I sincerely hope you'll check it out, use it and review it - I'd love to hear how other people are using the book's systems.
Finally, let me thank you for reading this. I am aware that posting this can be considered foolhardy, but it remains my sincere hope you'll believe in my integrity -were I anything less than 100% in love with this book, I wouldn't jeopardize my reputation by writing these lines. The matter of the fact is, though, that this *IS* so good, I consider it the antithesis of bland cookie-cutter design - perhaps even a book future editions will pull out to comment on how inspiring it was.
Pathfinder Maps, Pathfinder Accessories Subscriber; Pathfinder Roleplaying Game Charter Superscriber; Starfinder Charter Superscriber
Is this book a compiled reissue of Ultimate Ethermagic, Ultimate Composition, and Ultimate Truenaming, or is it something new that builds upon those books?
Compiled reissue with the inclusion of an NPC Codex. I was looking into a loyalty program to get the book into your hands cheaper, but Paizo says it can't do "stacking" discounts for each previous one you've purchased. If you bought it anywhere BUT Paizo, you'll be getting $7 off for each of the previous three you bought.

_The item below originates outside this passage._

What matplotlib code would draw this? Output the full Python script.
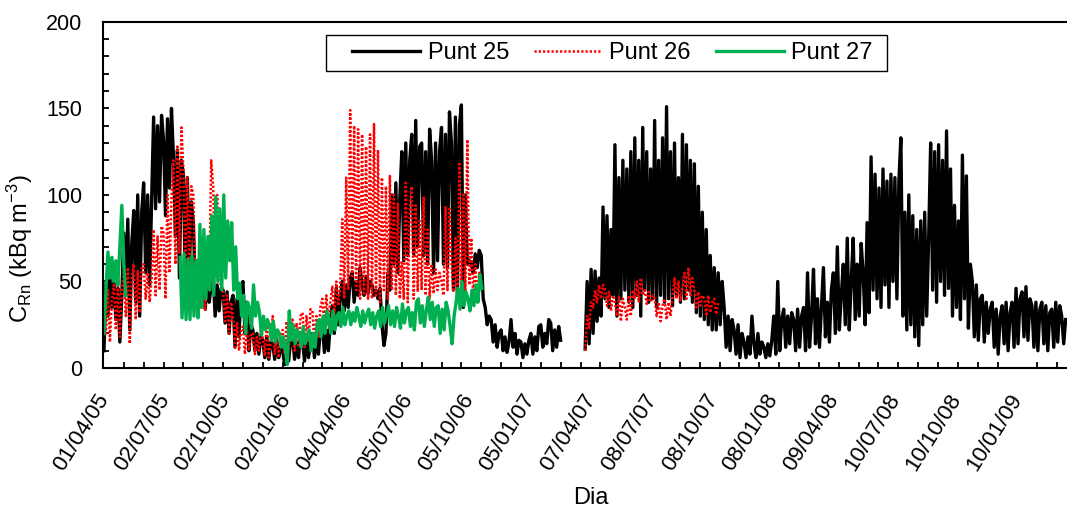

That said, I'm still looking to get you a $7 discount if you bought any of the three individual pieces. If they can't stack, I can still keep the loyalty program as together as I can manage.
Also note hardcover will not be made available at Paizo.com because their percentage take on print is too high for me.
Pathfinder Maps, Pathfinder Accessories Subscriber; Pathfinder Roleplaying Game Charter Superscriber; Starfinder Charter Superscriber
Thanks for the information. I do not own any of the previous books, in fact I must admit, that I've only just become aware of your products, and there is a lot that certainly looks interesting!
Where will the upcoming hardcover be made available? And would it be possible to get the PDF there now and later "upgrade" to a print & PDF bundle in some way?
Posted about this on endzeitgeist.com, Lou Agresta's RPGaggression and submitted it to Nerdtrek, GMS magazine and posted it here and on d20pfsrd.com's shop.